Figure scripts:
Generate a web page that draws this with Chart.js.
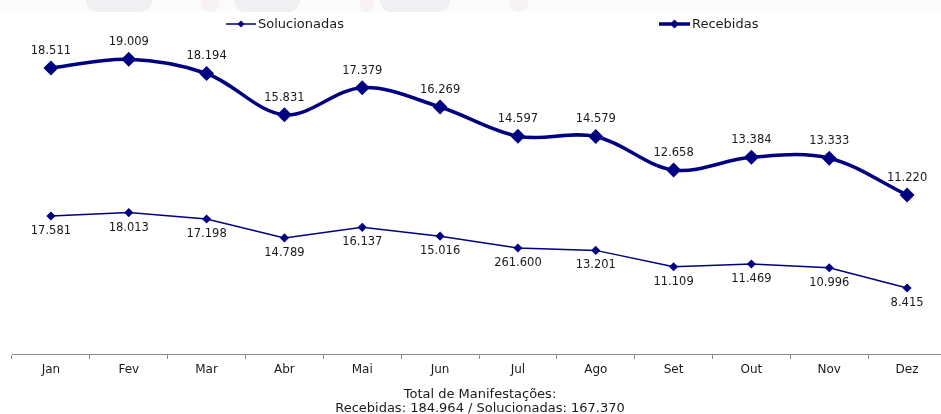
<!DOCTYPE html>
<html>
<head>
<meta charset="utf-8">
<script src="https://cdn.jsdelivr.net/npm/chart.js@4.4.1/dist/chart.umd.min.js"></script>
<style>
  html, body { margin:0; padding:0; background:#fff; }
  #wrap { position:relative; width:941px; height:414px; overflow:hidden; font-family:"DejaVu Sans", Verdana, sans-serif; color:#1a1a1a; }
  #banner { position:absolute; left:0; top:0; width:941px; height:12px; background:#fcfcfd; }
  .blob { position:absolute; top:0; height:12px; background:#f0f0f3; border-radius:0 0 14px 14px; }
  .blob2 { position:absolute; top:0; height:12px; background:#f9f2f2; border-radius:0 0 10px 10px; }
  #cwrap { position:absolute; left:0; top:0; width:941px; height:414px; overflow:hidden; }
  canvas { position:absolute; left:0; top:0; }
  .leg { position:absolute; top:16px; font-size:13px; line-height:16px; display:flex; align-items:center; white-space:nowrap; }
  .leg svg { margin-right:2px; }
  #foot { position:absolute; left:0; width:960px; top:387px; text-align:center; font-size:13px; line-height:14px; }
</style>
</head>
<body>
<div id="wrap">
  <div id="banner">
    <div class="blob" style="left:86px;width:66px;"></div>
    <div class="blob" style="left:234px;width:66px;"></div>
    <div class="blob" style="left:380px;width:70px;"></div>
    <div class="blob2" style="left:200px;width:20px;"></div>
    <div class="blob2" style="left:360px;width:14px;"></div>
    <div class="blob2" style="left:510px;width:18px;"></div>
  </div>
  <div id="cwrap"><canvas id="c" width="950" height="414"></canvas></div>
  <div class="leg" style="left:226px;">
    <svg width="30" height="10"><line x1="0" y1="5" x2="30" y2="5" stroke="#000080" stroke-width="1.5"/><polygon points="15,1.5 18.5,5 15,8.5 11.5,5" fill="#000080"/></svg>Solucionadas
  </div>
  <div class="leg" style="left:659px;">
    <svg width="31" height="12"><line x1="0" y1="6" x2="31" y2="6" stroke="#000080" stroke-width="3.5"/><polygon points="15.5,1.5 20,6 15.5,10.5 11,6" fill="#000080"/></svg>Recebidas
  </div>
  <div id="foot">Total de Manifestações:<br>Recebidas: 184.964 / Solucionadas: 167.370</div>
</div>
<script>
const months = ["Jan","Fev","Mar","Abr","Mai","Jun","Jul","Ago","Set","Out","Nov","Dez"];
const recebidas = [18.511, 19.009, 18.194, 15.831, 17.379, 16.269, 14.597, 14.579, 12.658, 13.384, 13.333, 11.220];
const solucionadas = [17.581, 18.013, 17.198, 14.789, 16.137, 15.016, 13.5, 13.201, 11.109, 11.469, 10.996, 8.415];
const recebidasLabels = ["18.511","19.009","18.194","15.831","17.379","16.269","14.597","14.579","12.658","13.384","13.333","11.220"];
const solucionadasLabels = ["17.581","18.013","17.198","14.789","16.137","15.016","261.600","13.201","11.109","11.469","10.996","8.415"];

const NAVY = "#000080";

const dataLabels = {
  id: "dataLabels",
  afterDatasetsDraw(chart) {
    const ctx = chart.ctx;
    ctx.save();
    ctx.font = "11.5px 'DejaVu Sans', Verdana, sans-serif";
    ctx.fillStyle = "#1a1a1a";
    ctx.textAlign = "center";
    ctx.textBaseline = "middle";
    chart.data.datasets.forEach((ds, i) => {
      const meta = chart.getDatasetMeta(i);
      meta.data.forEach((pt, j) => {
        const txt = ds.labelsText[j];
        const dy = ds.labelPos === "above" ? -17 : 15;
        ctx.fillText(txt, pt.x, pt.y + dy);
      });
    });
    ctx.restore();
  }
};

new Chart(document.getElementById("c"), {
  type: "line",
  data: {
    labels: months,
    datasets: [
      {
        label: "Solucionadas",
        data: solucionadas,
        labelsText: solucionadasLabels,
        labelPos: "below",
        yAxisID: "yS",
        borderColor: NAVY,
        backgroundColor: NAVY,
        borderWidth: 1.5,
        pointStyle: "rectRot",
        pointRadius: 3.5,
        pointHoverRadius: 3.5,
        tension: 0,
        fill: false
      },
      {
        label: "Recebidas",
        data: recebidas,
        labelsText: recebidasLabels,
        labelPos: "above",
        yAxisID: "yR",
        borderColor: NAVY,
        backgroundColor: NAVY,
        borderWidth: 3.5,
        pointStyle: "rectRot",
        pointRadius: 5,
        pointHoverRadius: 5,
        tension: 0.35,
        fill: false
      }
    ]
  },
  options: {
    responsive: false,
    animation: false,
    events: [],
    layout: { autoPadding: false, padding: { top: 42, left: 12, right: 4, bottom: 34 } },
    plugins: { legend: { display: false }, title: { display: false }, tooltip: { enabled: false } },
    scales: {
      x: {
        offset: true,
        grid: { offset: true, drawOnChartArea: false, drawTicks: true, tickLength: 5, color: "#8a8a8a", lineWidth: 1 },
        border: { display: true, color: "#8a8a8a", width: 1 },
        ticks: { color: "#1a1a1a", padding: 4, font: { family: "'DejaVu Sans', Verdana, sans-serif", size: 12 } },
        afterFit(s) { s.height = 26; }
      },
      yS: { display: false, min: 0, max: 39.75 },
      yR: { display: false, min: 2.1, max: 20 }
    }
  },
  plugins: [dataLabels]
});
</script>
</body>
</html>
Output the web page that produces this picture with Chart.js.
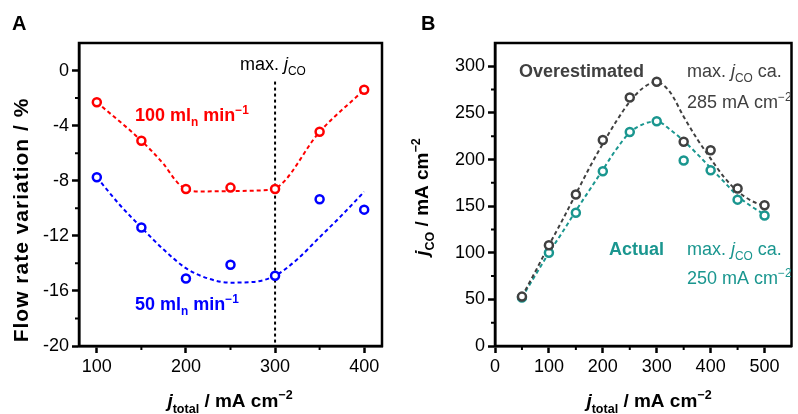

- What you are asked to do
Copy out the entries verbatim and leave the images out.

- Expected answer
Generate a web page that draws this with Chart.js.
<!DOCTYPE html>
<html>
<head>
<meta charset="utf-8">
<script src="https://cdn.jsdelivr.net/npm/chart.js@4.4.1/dist/chart.umd.min.js"></script>
<style>
  html, body { margin:0; padding:0; background:#fff; }
  #wrap { position:relative; width:941px; height:414px; overflow:hidden; font-family:"DejaVu Sans", Verdana, sans-serif; color:#1a1a1a; }
  #banner { position:absolute; left:0; top:0; width:941px; height:12px; background:#fcfcfd; }
  .blob { position:absolute; top:0; height:12px; background:#f0f0f3; border-radius:0 0 14px 14px; }
  .blob2 { position:absolute; top:0; height:12px; background:#f9f2f2; border-radius:0 0 10px 10px; }
  #cwrap { position:absolute; left:0; top:0; width:941px; height:414px; overflow:hidden; }
  canvas { position:absolute; left:0; top:0; }
  .leg { position:absolute; top:16px; font-size:13px; line-height:16px; display:flex; align-items:center; white-space:nowrap; }
  .leg svg { margin-right:2px; }
  #foot { position:absolute; left:0; width:960px; top:387px; text-align:center; font-size:13px; line-height:14px; }
</style>
</head>
<body>
<div id="wrap">
  <div id="banner">
    <div class="blob" style="left:86px;width:66px;"></div>
    <div class="blob" style="left:234px;width:66px;"></div>
    <div class="blob" style="left:380px;width:70px;"></div>
    <div class="blob2" style="left:200px;width:20px;"></div>
    <div class="blob2" style="left:360px;width:14px;"></div>
    <div class="blob2" style="left:510px;width:18px;"></div>
  </div>
  <div id="cwrap"><canvas id="c" width="950" height="414"></canvas></div>
  <div class="leg" style="left:226px;">
    <svg width="30" height="10"><line x1="0" y1="5" x2="30" y2="5" stroke="#000080" stroke-width="1.5"/><polygon points="15,1.5 18.5,5 15,8.5 11.5,5" fill="#000080"/></svg>Solucionadas
  </div>
  <div class="leg" style="left:659px;">
    <svg width="31" height="12"><line x1="0" y1="6" x2="31" y2="6" stroke="#000080" stroke-width="3.5"/><polygon points="15.5,1.5 20,6 15.5,10.5 11,6" fill="#000080"/></svg>Recebidas
  </div>
  <div id="foot">Total de Manifestações:<br>Recebidas: 184.964 / Solucionadas: 167.370</div>
</div>
<script>
const months = ["Jan","Fev","Mar","Abr","Mai","Jun","Jul","Ago","Set","Out","Nov","Dez"];
const recebidas = [18.511, 19.009, 18.194, 15.831, 17.379, 16.269, 14.597, 14.579, 12.658, 13.384, 13.333, 11.220];
const solucionadas = [17.581, 18.013, 17.198, 14.789, 16.137, 15.016, 13.5, 13.201, 11.109, 11.469, 10.996, 8.415];
const recebidasLabels = ["18.511","19.009","18.194","15.831","17.379","16.269","14.597","14.579","12.658","13.384","13.333","11.220"];
const solucionadasLabels = ["17.581","18.013","17.198","14.789","16.137","15.016","261.600","13.201","11.109","11.469","10.996","8.415"];

const NAVY = "#000080";

const dataLabels = {
  id: "dataLabels",
  afterDatasetsDraw(chart) {
    const ctx = chart.ctx;
    ctx.save();
    ctx.font = "11.5px 'DejaVu Sans', Verdana, sans-serif";
    ctx.fillStyle = "#1a1a1a";
    ctx.textAlign = "center";
    ctx.textBaseline = "middle";
    chart.data.datasets.forEach((ds, i) => {
      const meta = chart.getDatasetMeta(i);
      meta.data.forEach((pt, j) => {
        const txt = ds.labelsText[j];
        const dy = ds.labelPos === "above" ? -17 : 15;
        ctx.fillText(txt, pt.x, pt.y + dy);
      });
    });
    ctx.restore();
  }
};

new Chart(document.getElementById("c"), {
  type: "line",
  data: {
    labels: months,
    datasets: [
      {
        label: "Solucionadas",
        data: solucionadas,
        labelsText: solucionadasLabels,
        labelPos: "below",
        yAxisID: "yS",
        borderColor: NAVY,
        backgroundColor: NAVY,
        borderWidth: 1.5,
        pointStyle: "rectRot",
        pointRadius: 3.5,
        pointHoverRadius: 3.5,
        tension: 0,
        fill: false
      },
      {
        label: "Recebidas",
        data: recebidas,
        labelsText: recebidasLabels,
        labelPos: "above",
        yAxisID: "yR",
        borderColor: NAVY,
        backgroundColor: NAVY,
        borderWidth: 3.5,
        pointStyle: "rectRot",
        pointRadius: 5,
        pointHoverRadius: 5,
        tension: 0.35,
        fill: false
      }
    ]
  },
  options: {
    responsive: false,
    animation: false,
    events: [],
    layout: { autoPadding: false, padding: { top: 42, left: 12, right: 4, bottom: 34 } },
    plugins: { legend: { display: false }, title: { display: false }, tooltip: { enabled: false } },
    scales: {
      x: {
        offset: true,
        grid: { offset: true, drawOnChartArea: false, drawTicks: true, tickLength: 5, color: "#8a8a8a", lineWidth: 1 },
        border: { display: true, color: "#8a8a8a", width: 1 },
        ticks: { color: "#1a1a1a", padding: 4, font: { family: "'DejaVu Sans', Verdana, sans-serif", size: 12 } },
        afterFit(s) { s.height = 26; }
      },
      yS: { display: false, min: 0, max: 39.75 },
      yR: { display: false, min: 2.1, max: 20 }
    }
  },
  plugins: [dataLabels]
});
</script>
</body>
</html>
Output the web page that produces this picture with Chart.js.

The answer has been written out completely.